After rolling out her "piggy bank" fundraising drive Friday, Democratic Progressive Party (DPP) presidential candidate Tsai Ing-wen yesterday likened the act of raising her and rival President Ma Ying-jeou's campaign election funds to "a piglet fighting against a huge monster."
Tsai made the less than subtle analogy at the inaugural meeting of her Greater Taichung City campaign headquarters in the Situn District yesterday.
When she and her vice presidential candidate Su Jia-chyuan took the stage, on which a huge piggy bank sat, her fervent supporters tossed cash at her feet, moving the DPP chairwoman.

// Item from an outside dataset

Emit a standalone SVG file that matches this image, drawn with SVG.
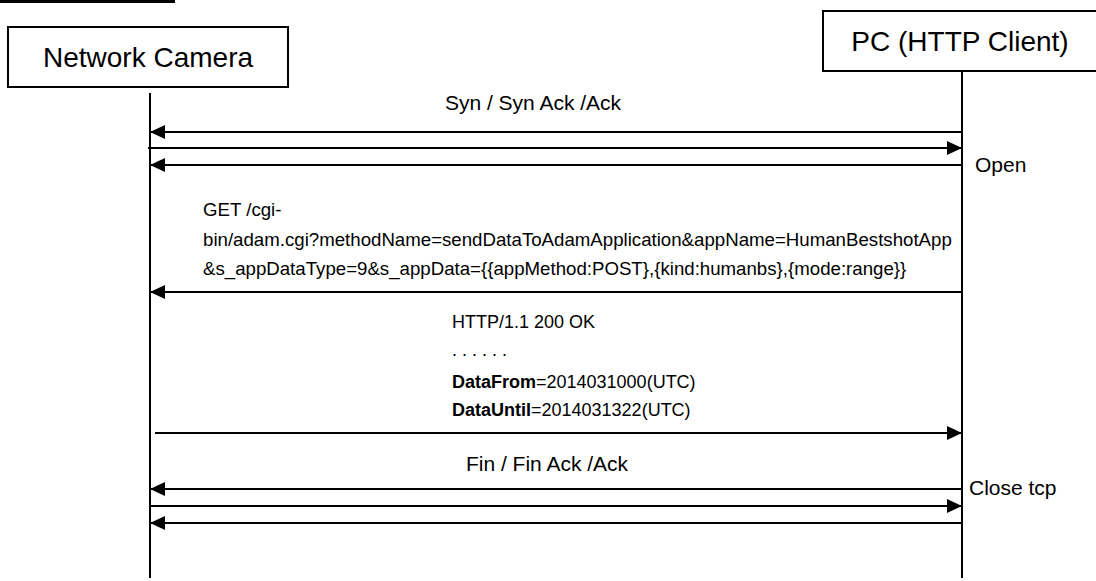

While outsiders have described the ruling Kuomintang (KMT) as a wealthy whale to the "shrimpy" DPP, Tsai said she preferred to see the pan-green party as "a piglet fighting against a huge monster," meaning it mattered not how much or how little is raised - the mere act of donation is "a reflection of entrustment and recognition of a people looking forward to justice and change in Taiwan."
The DPP's fundraising drive involves selling plastic piggy banks to supporters, who then fill them up with donations before sending them back at a deadline.
At the meeting, which included DPP heavyweight attendees such as Yu Shyi-kun, Su Tseng-chang, and Frank Hsieh, Tsai urged her supporters to "go home, feed your pigs until they are big and fat." A "piggy assembly" will be held in December, during which the fed piggy banks are recollected.
Tsai hoped that little by little and coin by coin, the path for the DPP to the Presidential Office and the Legislative Yuan may be paved. The donations, she explained, will allow the DPP to march steadily on a path to victory that does not purely rely on the donations of consortiums.
With only a little over 70 days left to the presidential elections on Jan. 14, 2012, Tsai thanked her supporters, who snatched up available piggy banks with insatiable fervor.
The Taipei headquarters of the DPP presidential campaign office had initially slated to release 3,600 piggy banks for purchase. After the initial batch quickly sold out, and the office ordered 1,800 more but still ran out of stock. Piggy banks that launched in Tsai's Yungkang office in Tainan Friday also sold like hotcakes, the United Evening News reported.
The popular pigs had spread like wildfire, said Chuang Ruei-hsiung. With a national projection of 10,000 piggy banks, Chuang said the fundraising drive reflected the passion of Tsai's supporters. Come December, when the piggy banks are recollected, the DPP spokesperson said even if each pig was filled with loose change, the passion behind the donation was priceless.